• _DATASET EXCERPT_
/---
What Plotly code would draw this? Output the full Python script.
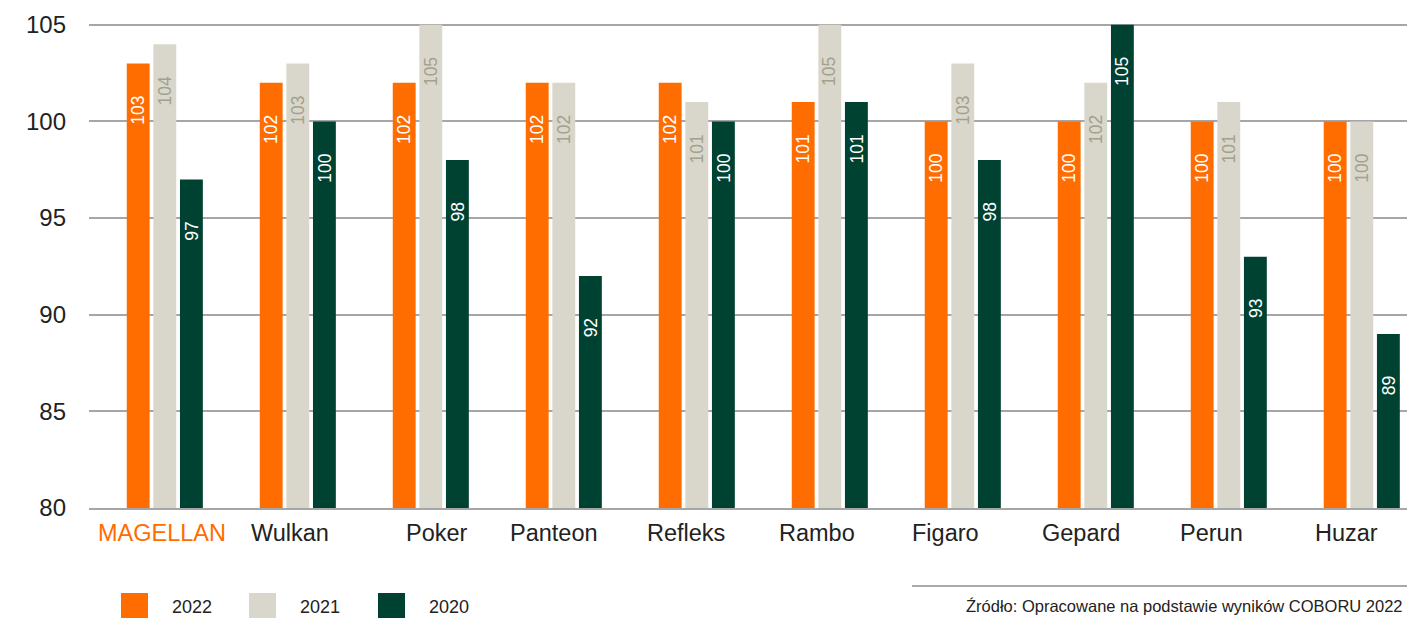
import plotly.graph_objects as go

# Odmiany i wyniki względne (wzorzec = 100) w kolejnych latach
varieties = ["MAGELLAN", "Wulkan", "Poker", "Panteon", "Refleks",
             "Rambo", "Figaro", "Gepard", "Perun", "Huzar"]
years = ["2022", "2021", "2020"]
values_2022 = [103, 102, 102, 102, 102, 101, 100, 100, 100, 100]
values_2021 = [104, 103, 105, 102, 101, 105, 103, 102, 101, 100]
values_2020 = [97, 100, 98, 92, 100, 101, 98, 105, 93, 89]
y_ticks = [80, 85, 90, 95, 100, 105]
source_text = "Źródło: Opracowane na podstawie wyników COBORU 2022"

series = [values_2022, values_2021, values_2020]
bar_colors = ["#FF6C00", "#D9D7CB", "#004232"]
label_colors = ["#FFFFFF", "#A3A08C", "#FFFFFF"]
label_dx = [-27, 0, 27]
# przesunięcie podpisów odmian względem środka grupy (px)
name_dx = [-3, -8, 6, -10, -11, -13, -17, -15, -17, -15]
name_colors = ["#FF6C00"] + ["#222222"] * 9

FONT = "Liberation Sans, Arial, sans-serif"

fig = go.Figure()
for name, vals, col in zip(years, series, bar_colors):
    fig.add_trace(go.Bar(x=varieties, y=vals, name=name, marker_color=col,
                         marker_line_width=0, showlegend=False))

annotations = []
# Pionowe etykiety wartości na słupkach
for vals, tcol, dx in zip(series, label_colors, label_dx):
    for cat, v in zip(varieties, vals):
        annotations.append(dict(
            x=cat, y=v, xref="x", yref="y", text=str(v), showarrow=False,
            textangle=-90, xshift=dx, yshift=-63, yanchor="bottom",
            xanchor="center", font=dict(family=FONT, size=17.5, color=tcol)))

# Podpisy odmian pod osią
for cat, dx, col in zip(varieties, name_dx, name_colors):
    annotations.append(dict(
        x=cat, y=0, xref="x", yref="paper", text=cat, showarrow=False,
        xshift=dx, yshift=-25, yanchor="middle", xanchor="center",
        font=dict(family=FONT, size=23.5, color=col)))

# Własna legenda pod wykresem
W, H, L, B = 1318.0, 489.0, 89.0, 508.0
def px(xp):
    return (xp - L) / W
def py(yp):
    return (B - yp) / H

shapes = []
leg_x = [121, 249, 378]
for name, col, x0 in zip(years, bar_colors, leg_x):
    shapes.append(dict(type="rect", xref="paper", yref="paper",
                       x0=px(x0), x1=px(x0 + 27), y0=py(593), y1=py(620),
                       fillcolor=col, line_width=0))
    annotations.append(dict(x=px(x0 + 49), y=py(607), xref="paper", yref="paper",
                            text=name, showarrow=False, xanchor="left",
                            yanchor="middle",
                            font=dict(family=FONT, size=18, color="#222222")))

# Źródło danych
shapes.append(dict(type="line", xref="paper", yref="paper",
                   x0=px(912), x1=1, y0=py(586), y1=py(586),
                   line=dict(color="#555555", width=1)))
annotations.append(dict(x=px(1405), y=py(606), xref="paper", yref="paper",
                        text=source_text, showarrow=False, xanchor="right",
                        yanchor="middle",
                        font=dict(family=FONT, size=16.5, color="#222222")))

fig.update_layout(
    width=1407, height=618,
    margin=dict(l=89, r=0, t=19, b=110),
    paper_bgcolor="white", plot_bgcolor="white",
    barmode="group", bargap=0.4, bargroupgap=0.14,
    font=dict(family=FONT, color="#222222"),
    xaxis=dict(type="category", range=[-0.57, 9.34], showgrid=False,
               showticklabels=False, showline=True, linecolor="#A6A6A6",
               linewidth=2, ticks=""),
    yaxis=dict(range=[80, 105.3], tickmode="array", tickvals=y_ticks,
               showgrid=True, gridcolor="#A6A6A6", gridwidth=2,
               zeroline=False, showline=False, ticks="",
               ticklabelstandoff=22,
               tickfont=dict(family=FONT, size=24, color="#222222")),
    shapes=shapes, annotations=annotations,
)

fig.write_html("out.html")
\---
• _STATED TASK_
From the top of the listing above, repeat each line exactly until you reach the line containing "import plotly.graph_objects as go", and repeat that one too. Leave the pictures out.

• _ANSWER TO THIS TASK_
What Plotly code would draw this? Output the full Python script.
import plotly.graph_objects as go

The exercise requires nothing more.